GIVEN PROBLEM
Pictures must not be retyped. Return exactly the lines from the one with "Rebuild this chart as a Python" through the one with "PW, PH = W - L - R, H - T - B", both included, and no others.

MATERIAL FOR THE TASK
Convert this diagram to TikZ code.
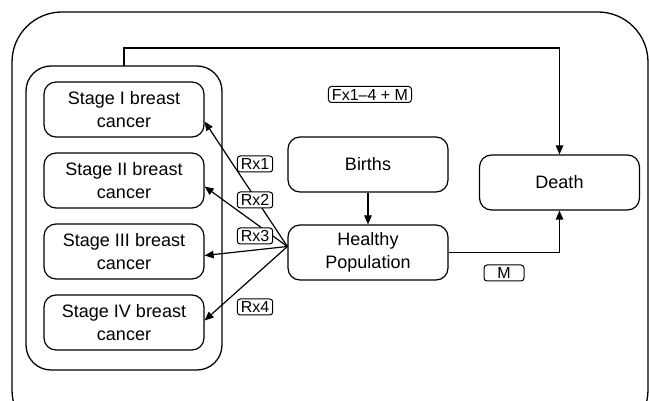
\documentclass[tikz,border=0pt]{standalone}
\usepackage{fontspec}
\setmainfont{Liberation Sans}
\usetikzlibrary{arrows.meta,positioning,calc}
\begin{document}
\begin{tikzpicture}[x=1pt,y=-1pt,
  box/.style={draw,line width=1.2pt,rounded corners=12pt,minimum width=160pt,minimum height=55pt,align=center,font=\fontsize{18}{22.5}\selectfont,inner sep=2pt},
  lbl/.style={draw,fill=white,line width=1pt,rounded corners=3pt,font=\fontsize{16}{18}\selectfont,inner ysep=1.2pt,inner xsep=3.5pt,minimum height=16pt},
  conn/.style={line width=1.2pt},
  arr/.style={conn,-{Triangle[length=9pt,width=7.5pt]}}]
\clip (0,0) rectangle (649,401);
\draw[line width=1.3pt,rounded corners=50pt] (12,12) rectangle (648,440);
\draw[line width=1.3pt,rounded corners=25pt] (26,66) rectangle (222,370);
\coordinate (grp) at (124,66);
\node[box] (s1) at (124,109.5) {Stage I breast\\cancer};
\node[box] (s2) at (124,180.5) {Stage II breast\\cancer};
\node[box] (s3) at (124,251.5) {Stage III breast\\cancer};
\node[box] (s4) at (124,322.5) {Stage IV breast\\cancer};
\node[box] (b) at (368,164.5) {Births};
\node[box] (hp) at (368,252.5) {Healthy\\Population};
\node[box] (d) at (559.5,182.5) {Death};
\coordinate (topy) at (0,48);
\draw[arr] (grp) -- (grp |- topy) -- (d.north |- topy) -- (d.north);
\draw[arr] (hp.east) -| (d.south);
\draw[arr] (b.south) -- (hp.north);
\coordinate (src) at ([yshift=6pt]hp.west);
\draw[arr] (src) -- ([yshift=-12pt]s1.east);
\draw[arr] (src) -- ([yshift=-6pt]s2.east);
\draw[arr] (src) -- ([yshift=-4pt]s3.east);
\draw[arr] (src) -- ([yshift=2pt]s4.east);
\node[lbl] (fx) at (370,94.5) {Fx1–4 + M};
\node[lbl,minimum width=40pt] (m) at (504,273) {M};
\node[lbl] (r1) at (255,164) {Rx1};
\node[lbl] (r2) at (255,200) {Rx2};
\node[lbl] (r3) at (255,236) {Rx3};
\node[lbl] (r4) at (255,307) {Rx4};
\end{tikzpicture}
\end{document}
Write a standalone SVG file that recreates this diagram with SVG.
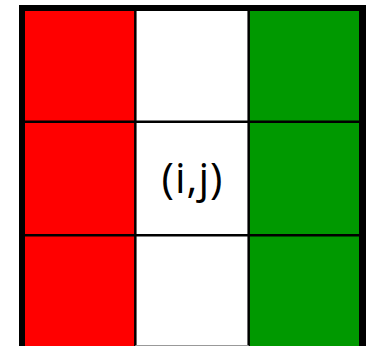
<svg xmlns="http://www.w3.org/2000/svg" width="366" height="346" viewBox="0 0 366 346">
<style>
.grid{stroke:#000;stroke-width:2.5;fill:none}
.cell{stroke:none}
.lbl{font-family:"Open Sans","Noto Sans",sans-serif;font-size:42px;fill:#000;text-anchor:middle;letter-spacing:1px}
</style>
<rect width="366" height="346" fill="#fff"/>
<g id="cells">
<rect id="c00" class="cell" x="22" y="8" width="113.33" height="113.33" fill="#ff0000"/>
<rect id="c10" class="cell" x="22" y="121.33" width="113.33" height="113.33" fill="#ff0000"/>
<rect id="c20" class="cell" x="22" y="234.67" width="113.33" height="113.33" fill="#ff0000"/>
<rect id="c02" class="cell" x="248.67" y="8" width="113.33" height="113.33" fill="#009900"/>
<rect id="c12" class="cell" x="248.67" y="121.33" width="113.33" height="113.33" fill="#009900"/>
<rect id="c22" class="cell" x="248.67" y="234.67" width="113.33" height="113.33" fill="#009900"/>
</g>
<g id="lines" class="grid">
<line x1="135.33" y1="8" x2="135.33" y2="348"/>
<line x1="248.67" y1="8" x2="248.67" y2="348"/>
<line x1="22" y1="121.8" x2="362" y2="121.8"/>
<line x1="22" y1="235.3" x2="362" y2="235.3"/>
<line x1="135.33" y1="345.5" x2="248.67" y2="345.5" stroke="#999" stroke-width="1"/>
</g>
<g id="frame">
<line x1="22" y1="5" x2="22" y2="346" stroke="#000" stroke-width="6"/>
<line x1="362.5" y1="5" x2="362.5" y2="346" stroke="#000" stroke-width="7"/>
<line x1="19" y1="8" x2="366" y2="8" stroke="#000" stroke-width="6"/>
</g>
<g id="center">
<text class="lbl" x="192.5" y="193">(i,j)</text>
</g>
</svg>
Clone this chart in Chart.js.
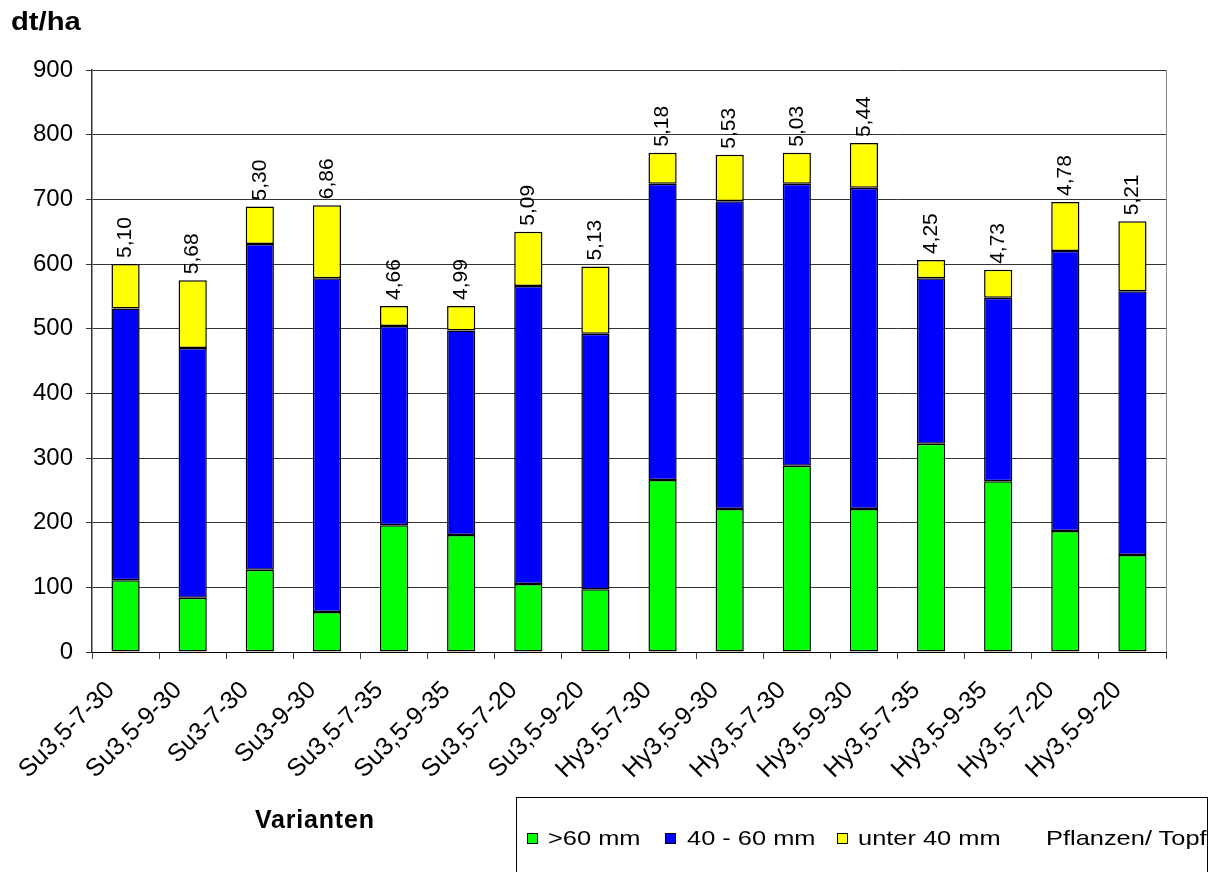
<!DOCTYPE html>
<html>
<head>
<meta charset="utf-8">
<title>dt/ha nach Varianten</title>
<script src="https://cdn.jsdelivr.net/npm/chart.js@4"></script>
<style>
    body { margin: 0; background: #fff; font-family: "Liberation Sans", Arial, sans-serif; }
    #wrap { position: relative; width: 1219px; height: 872px; overflow: hidden; }
    #chart { position: absolute; left: 0; top: 0; }
    .ylabel { position: absolute; left: 11px; top: 7px; font-size: 25px; font-weight: bold;
        transform: scaleX(1.17); transform-origin: left; }
    .xlabel { position: absolute; left: 255px; top: 805px; font-size: 25px; font-weight: bold; letter-spacing: 0.8px; }
    #legend { position: absolute; left: 516px; top: 797px; width: 692px; height: 100px;
        border: 1px solid #000; box-sizing: border-box; overflow: hidden; }
    .txt { position: absolute; top: 29px; font-size: 21px; line-height: 21px; white-space: nowrap;
        transform: scaleX(1.21); transform-origin: left; }
    .box { position: absolute; top: 35px; width: 11px; height: 11px; border: 1px solid #000; box-sizing: border-box; }
</style>
</head>
<body>
<div id="wrap">
    <canvas id="chart" width="1219" height="872"></canvas>
    <div class="ylabel">dt/ha</div>
    <div class="xlabel">Varianten</div>
    <div id="legend"></div>
</div>
<script>
// Varianten (categories)
const varianten = ['Su3,5-7-30', 'Su3,5-9-30', 'Su3-7-30', 'Su3-9-30', 'Su3,5-7-35', 'Su3,5-9-35',
    'Su3,5-7-20', 'Su3,5-9-20', 'Hy3,5-7-30', 'Hy3,5-9-30', 'Hy3,5-7-30', 'Hy3,5-9-30',
    'Hy3,5-7-35', 'Hy3,5-9-35', 'Hy3,5-7-20', 'Hy3,5-9-20'];

// yields in dt/ha per size class
const ueber60 = [111, 84, 127, 62, 196, 181, 105, 97, 266, 221, 288, 221, 322, 264, 187, 150];
const mm40bis60 = [420, 386, 504, 516, 308, 316, 461, 395, 458, 476, 436, 497, 256, 284, 433, 408];
const unter40 = [69, 105, 58, 113, 31, 38, 84, 104, 48, 72, 48, 69, 28, 43, 76, 108];

// Pflanzen/ Topf, shown above each bar
const pflanzenTopf = [5.10, 5.68, 5.30, 6.86, 4.66, 4.99, 5.09, 5.13, 5.18, 5.53, 5.03, 5.44, 4.25, 4.73, 4.78, 5.21];

const yTicks = [0, 100, 200, 300, 400, 500, 600, 700, 800, 900];

const series = [
    { label: '>60 mm', data: ueber60, color: '#00FF00' },
    { label: '40 - 60 mm', data: mm40bis60, color: '#0000FF' },
    { label: 'unter 40 mm', data: unter40, color: '#FFFF00' }
];

const font = '"Liberation Sans", Arial, sans-serif';

// draws the plants-per-pot values rotated above the stacks, plus right frame line
const valueLabels = {
    id: 'valueLabels',
    afterDatasetsDraw(chart) {
        const ctx = chart.ctx;
        const area = chart.chartArea;
        ctx.save();
        ctx.strokeStyle = '#888';
        ctx.lineWidth = 1;
        ctx.beginPath();
        ctx.moveTo(area.right + 0.5, area.top);
        ctx.lineTo(area.right + 0.5, area.bottom);
        ctx.stroke();

        const meta = chart.getDatasetMeta(series.length - 1);
        ctx.fillStyle = '#000';
        ctx.font = '21px ' + font;
        ctx.textAlign = 'left';
        ctx.textBaseline = 'middle';
        meta.data.forEach((bar, i) => {
            ctx.save();
            ctx.translate(bar.x, bar.y - 6);
            ctx.rotate(-Math.PI / 2);
            ctx.fillText(pflanzenTopf[i].toFixed(2).replace('.', ','), 0, 0);
            ctx.restore();
        });
        ctx.restore();
    }
};

new Chart(document.getElementById('chart'), {
    type: 'bar',
    data: {
        labels: varianten,
        datasets: series.map(s => ({
            label: s.label,
            data: s.data,
            backgroundColor: s.color,
            borderColor: '#000',
            borderWidth: 1.5,
            borderSkipped: false,
            barPercentage: 0.42,
            categoryPercentage: 1
        }))
    },
    options: {
        responsive: false,
        animation: false,
        layout: { padding: { left: 0, top: 70, right: 53, bottom: 0 } },
        plugins: { legend: { display: false }, tooltip: { enabled: false } },
        scales: {
            x: {
                stacked: true,
                afterFit: axis => { axis.height = 220; },
                grid: { offset: true, drawOnChartArea: false, tickLength: 7, color: '#444' },
                border: { color: '#000', width: 1 },
                ticks: {
                    minRotation: 45, maxRotation: 45, padding: 2,
                    color: '#000', font: { family: font, size: 25 },
                    // trailing spaces push the rotated text down-left like the original
                    callback: function (value) { return this.getLabelForValue(value) + '   '; }
                }
            },
            y: {
                stacked: true,
                min: 0,
                max: 900,
                afterFit: axis => { axis.width = 92; },
                afterBuildTicks: axis => { axis.ticks = yTicks.map(v => ({ value: v })); },
                grid: { color: '#333', tickLength: 6 },
                border: { color: '#333', width: 1.5 },
                ticks: { padding: 13, color: '#000', font: { family: font, size: 24 } }
            }
        }
    },
    plugins: [valueLabels]
});

// legend box below the chart (positions inside the box)
const legend = document.getElementById('legend');
const boxX = [10, 148, 320];
const textX = [31, 170, 341];
series.forEach((s, i) => {
    const box = document.createElement('div');
    box.className = 'box';
    box.style.left = boxX[i] + 'px';
    box.style.background = s.color;
    legend.appendChild(box);
    const txt = document.createElement('div');
    txt.className = 'txt';
    txt.style.left = textX[i] + 'px';
    txt.textContent = s.label;
    legend.appendChild(txt);
});
const extra = document.createElement('div');
extra.className = 'txt';
extra.style.left = '529px';
extra.textContent = 'Pflanzen/ Topf';
legend.appendChild(extra);
</script>
</body>
</html>
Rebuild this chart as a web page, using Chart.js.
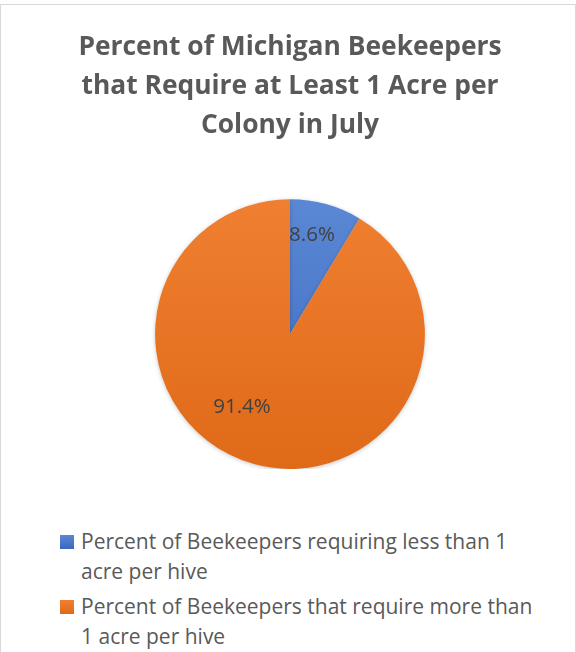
<!DOCTYPE html>
<html>
<head>
<meta charset="utf-8">
<script src="https://cdn.jsdelivr.net/npm/chart.js@4/dist/chart.umd.min.js"></script>
<style>
  html, body { margin: 0; padding: 0; background: #fff; }
  body { width: 576px; height: 652px; position: relative; overflow: hidden; font-family: "Open Sans", sans-serif; }
  .frame { position: absolute; left: 0; top: 4px; width: 576px; height: 660px; box-sizing: border-box; border: 1px solid #d9d9d9; }
  .chart-box { position: absolute; left: 0; top: 0; width: 576px; height: 469px; }
  #legend { position: absolute; left: 60px; top: 526px; width: 500px; }
  .lg-item { position: relative; padding-left: 21px; width: 452px; font-size: 21px; line-height: 30px; color: #595959; margin-bottom: 5px; }
  .lg-box { position: absolute; left: 0; top: 9px; width: 14px; height: 14px; }
</style>
</head>
<body>
<div class="frame"></div>
<div class="chart-box"><canvas id="pie"></canvas></div>
<div id="legend"></div>
<script>
  const titleLines = ['Percent of Michigan Beekeepers', 'that Require at Least 1 Acre per', 'Colony in July'];
  const categories = [
    'Percent of Beekeepers requiring less than 1 acre per hive',
    'Percent of Beekeepers that require more than 1 acre per hive'
  ];
  const values = [8.6, 91.4];
  const valueLabels = ['8.6%', '91.4%'];

  // top / bottom shades, Office style gradient
  const sliceColors = [['#5b88d4', '#3b68be'], ['#f07f31', '#df6a18']];
  const flatColors = ['#4472c4', '#ed7d31'];

  // where the % labels sit: angle shift (deg) and fraction of radius
  const labelPlace = [{ shift: -3, frac: 0.755 }, { shift: 18, frac: 0.645 }];

  function sliceFill(ctx) {
    const chart = ctx.chart;
    const area = chart.chartArea;
    const i = ctx.dataIndex;
    if (!area) return flatColors[i];
    const g = chart.ctx.createLinearGradient(0, area.top, 0, area.bottom);
    g.addColorStop(0, sliceColors[i][0]);
    g.addColorStop(1, sliceColors[i][1]);
    return g;
  }

  const pieShadow = {
    id: 'pieShadow',
    beforeDatasetDraw(chart) {
      const c = chart.ctx;
      c.save();
      c.shadowColor = 'rgba(0,0,0,0.22)';
      c.shadowBlur = 4;
      c.shadowOffsetY = 1;
    },
    afterDatasetDraw(chart) {
      chart.ctx.restore();
    }
  };

  const pctLabels = {
    id: 'pctLabels',
    afterDatasetsDraw(chart) {
      const c = chart.ctx;
      const meta = chart.getDatasetMeta(0);
      c.save();
      c.font = '20.5px "Open Sans", sans-serif';
      c.fillStyle = '#404040';
      c.textAlign = 'center';
      c.textBaseline = 'middle';
      meta.data.forEach((arc, i) => {
        const p = arc.getProps(['x', 'y', 'startAngle', 'endAngle', 'outerRadius'], true);
        const a = (p.startAngle + p.endAngle) / 2 + labelPlace[i].shift * Math.PI / 180;
        const r = p.outerRadius * labelPlace[i].frac;
        c.fillText(valueLabels[i], p.x + Math.cos(a) * r, p.y + Math.sin(a) * r);
      });
      c.restore();
    }
  };

  new Chart(document.getElementById('pie'), {
    type: 'pie',
    data: {
      labels: categories,
      datasets: [{
        data: values,
        backgroundColor: sliceFill,
        borderWidth: 0
      }]
    },
    options: {
      responsive: true,
      maintainAspectRatio: false,
      animation: false,
      layout: { padding: { left: 4, right: 0, top: 0, bottom: 0 } },
      plugins: {
        legend: { display: false },
        tooltip: { enabled: false },
        title: {
          display: true,
          text: titleLines,
          color: '#595959',
          font: { family: '"Open Sans", sans-serif', size: 26.4, weight: 'bold', lineHeight: 1.48 },
          padding: { top: 28, bottom: 54 }
        }
      }
    },
    plugins: [pieShadow, pctLabels]
  });

  const legendEl = document.getElementById('legend');
  legendEl.innerHTML = categories.map((name, i) =>
    `<div class="lg-item"><span class="lg-box" style="background:linear-gradient(${sliceColors[i][0]}, ${sliceColors[i][1]})"></span>${name}</div>`
  ).join('');
</script>
</body>
</html>
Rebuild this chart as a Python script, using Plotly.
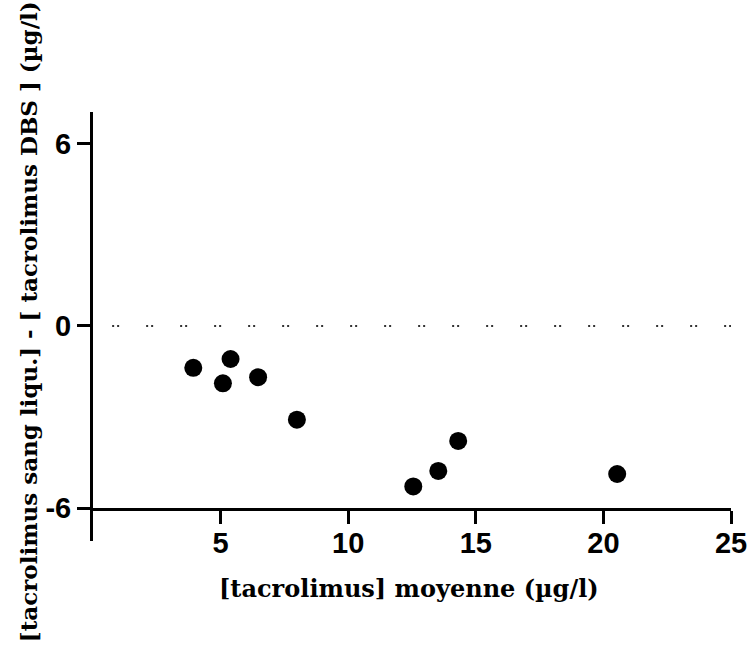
import plotly.graph_objects as go

# Data
mean_conc = [3.93, 5.09, 5.39, 6.47, 7.99, 12.55, 13.53, 14.31, 20.54]
difference = [-1.38, -1.89, -1.09, -1.69, -3.09, -5.29, -4.78, -3.79, -4.88]
x_ticks = [5, 10, 15, 20, 25]
y_ticks = [-6, 0, 6]
x_title = "[tacrolimus] moyenne (µg/l)"
y_title = "[tacrolimus sang liqu.] - [ tacrolimus DBS ] (µg/l)"

K = 0.987  # observed horizontal scale of the photographed page
W, H = round(749 / K), 645
L, T, B = round(92 / K), 112, 137
R = W - L - round((730 - 92) / K)
PW, PH = W - L - R, H - T - B

fig = go.Figure()
fig.add_trace(go.Scatter(
    x=mean_conc, y=difference, mode="markers",
    marker=dict(color="black", size=18, line=dict(width=0)),
    showlegend=False, cliponaxis=False, hoverinfo="skip",
))

tickfont = dict(family="Liberation Sans, Arial", size=29, color="black")

fig.update_layout(
    width=W, height=H,
    margin=dict(l=L, r=R, t=T, b=B, pad=0),
    plot_bgcolor="white", paper_bgcolor="white",
    xaxis=dict(range=[0, 25], tickvals=x_ticks, ticktext=[f"<b>{v}</b>" for v in x_ticks],
               showgrid=False, zeroline=False, showline=True, linecolor="black", linewidth=3,
               ticks="outside", ticklen=13, tickwidth=3, tickcolor="black",
               tickfont=tickfont, ticklabelstandoff=-6),
    yaxis=dict(range=[-6, 7.05], tickvals=y_ticks, ticktext=[f"<b>{v}</b>" for v in y_ticks],
               showgrid=False, zeroline=False, showline=True, linecolor="black", linewidth=3,
               ticks="outside", ticklen=13, tickwidth=3, tickcolor="black",
               tickfont=tickfont),
    shapes=[
        # dotted zero line
        dict(type="line", xref="x", yref="y", x0=0.75, x1=25, y0=0, y1=0,
             line=dict(color="#333333", width=2, dash="2px,3px,2px,27px")),
        # y-axis extension below the x axis
        dict(type="line", xref="paper", yref="paper", x0=-1.5 / PW, x1=-1.5 / PW,
             y0=0, y1=-33 / PH, line=dict(color="black", width=3)),
    ],
    annotations=[
        dict(text=f"<b>{x_title}</b>", xref="paper", yref="paper",
             x=(408 / K - L) / PW, y=-(588 - (H - B)) / PH,
             xanchor="center", yanchor="middle", showarrow=False,
             font=dict(family="DejaVu Serif", size=24, color="black")),
        dict(text=f"<b>{y_title}</b>", xref="paper", yref="paper", textangle=-90,
             x=-(L - 27 / K) / PW, y=(H - B - 322) / PH,
             xanchor="center", yanchor="middle", showarrow=False,
             font=dict(family="DejaVu Serif", size=23, color="black")),
    ],
)

fig.write_html(
    "out.html",
    config={"displayModeBar": False, "staticPlot": True},
    post_script="document.body.style.margin='0';document.body.style.overflow='hidden';",
)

OUTPUT FOR THIS EXERCISE
Rebuild this chart as a Python script, using Plotly.
import plotly.graph_objects as go

# Data
mean_conc = [3.93, 5.09, 5.39, 6.47, 7.99, 12.55, 13.53, 14.31, 20.54]
difference = [-1.38, -1.89, -1.09, -1.69, -3.09, -5.29, -4.78, -3.79, -4.88]
x_ticks = [5, 10, 15, 20, 25]
y_ticks = [-6, 0, 6]
x_title = "[tacrolimus] moyenne (µg/l)"
y_title = "[tacrolimus sang liqu.] - [ tacrolimus DBS ] (µg/l)"

K = 0.987  # observed horizontal scale of the photographed page
W, H = round(749 / K), 645
L, T, B = round(92 / K), 112, 137
R = W - L - round((730 - 92) / K)
PW, PH = W - L - R, H - T - B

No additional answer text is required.